Re: Default Regitry Permissions



Your registry seems to have been changed as what you state
to be the ACL on HKLM\Software\Classes is not what is set
by default, at least with a clean install (I am not sure what you
would see on a machine upgraded to W2k3 or R2 from earlier
versions with a history of upgrade clear back to NT 4)

It is my understanding that just using regsvr32 would add the
reg entries allowing them to have an initial ACL as determined
from the ACL on their parents. This is apparently not happening
for you, but you do not indicate use of an installer that might be
adjusting the ACL after regsvr32 runs.

PS
SP1 for W2k3 R2 has not come out
--
Roger Abell
Microsoft MVP (Windows Server : Security)
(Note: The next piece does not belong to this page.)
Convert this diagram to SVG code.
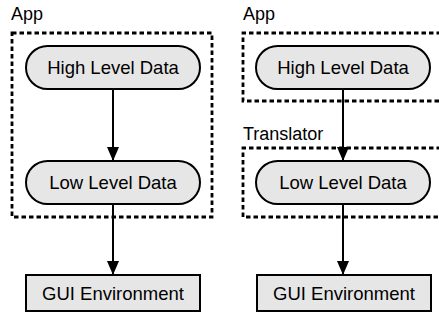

"G. Stoynev" <gstoynev@xxxxxxxxx> wrote in message
news:1161097132.523009.314180@xxxxxxxxxxxxxxxxxxxxxxxxxxxxxxx
Windows 2003 Server R2 SP1 with IIS, ASP .NET 1.1 and .NET 2.0,
standalone server, developer machine with Visual Studio 6.0, VS.NET
2003 and 2005 installed.

I'm registering a custom DLL and the resulting keys in
HKEY_LOCAL_MACHINE\SOFTWARE\Classes\ are assigned permissions different
than the container's permissions.

As a container,
HKEY_LOCAL_MACHINE\SOFTWARE\Classes allows "Everyone - Full Control" -
that's the only setting, in addition to "Allow inheritable permissions
to propagate to this object"


My class however, after registering my DLL using regsvr32,
HKEY_LOCAL_MACHINE\SOFTWARE\Classes\myDLL.myClass allows only SYSTEM
and the Administrators group "Special Permissions - Full Controll"

This prevents an ASP web application to access my DLL - the
IUSR_MachineName account is denied access.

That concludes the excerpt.